Lawrence Livermore Lab’s long overdue fusion generator (the National Ignition Facility) is un-officially finished. At a cost of roughly $4 billion dollars, hopes are for the NIF to boil hydrogen to the point that it reaches fusion and for that fusion reaction to ultimately reach the point of “ignition” — that is, when the experiment becomes self-sustainable.
To do that requires some pretty snazzy computing skills though!

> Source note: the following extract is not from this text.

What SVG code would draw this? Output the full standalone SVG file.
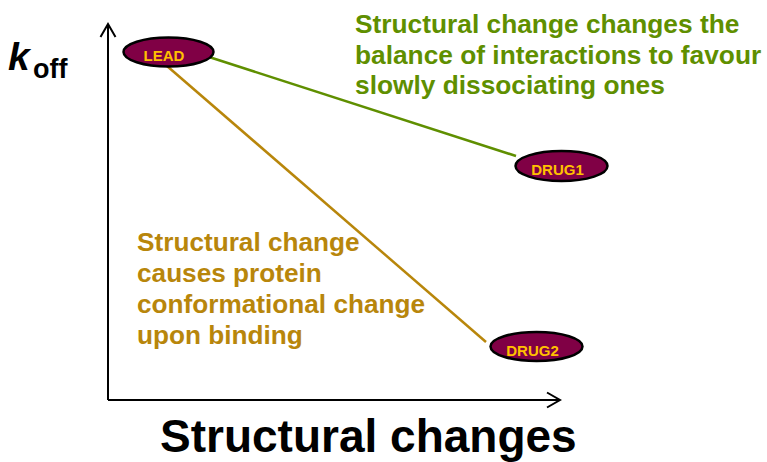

Every NIF experimental shot requires the coordination of up to 60,000 control points for electronic, high voltage, optical and mechanical devices – motorized mirrors and lenses, energy and power sensors, video cameras, laser amplifiers and diagnostic instruments. Achieving this level of precision requires a large-scale computer control system as sophisticated as any in government service or private industry. The meticulous orchestration of these parts will result in the propagation of 192 separate nanosecond-long bursts of light over a one-kilometer path length. The 192 separate beams must have optical pathlengths equal to within nine millimeters so that the pulses can arrive within 30 picoseconds of each other at the center of the target chamber. Then they must strike within 50 micrometers of their assigned spot on a target the size of a pencil eraser. Because the precise alignment of NIF’s laser beams is extremely important for successful operation, the requirements for vibrational, thermal and seismic stability are unusually demanding. Critical components, weighing tens of tons, were located to a precision of 100 microns using a rigorous engineering process for design validation and as-installed verification.
Well, at least if it fails the engineers can say they didn’t waste their time playing Crysis.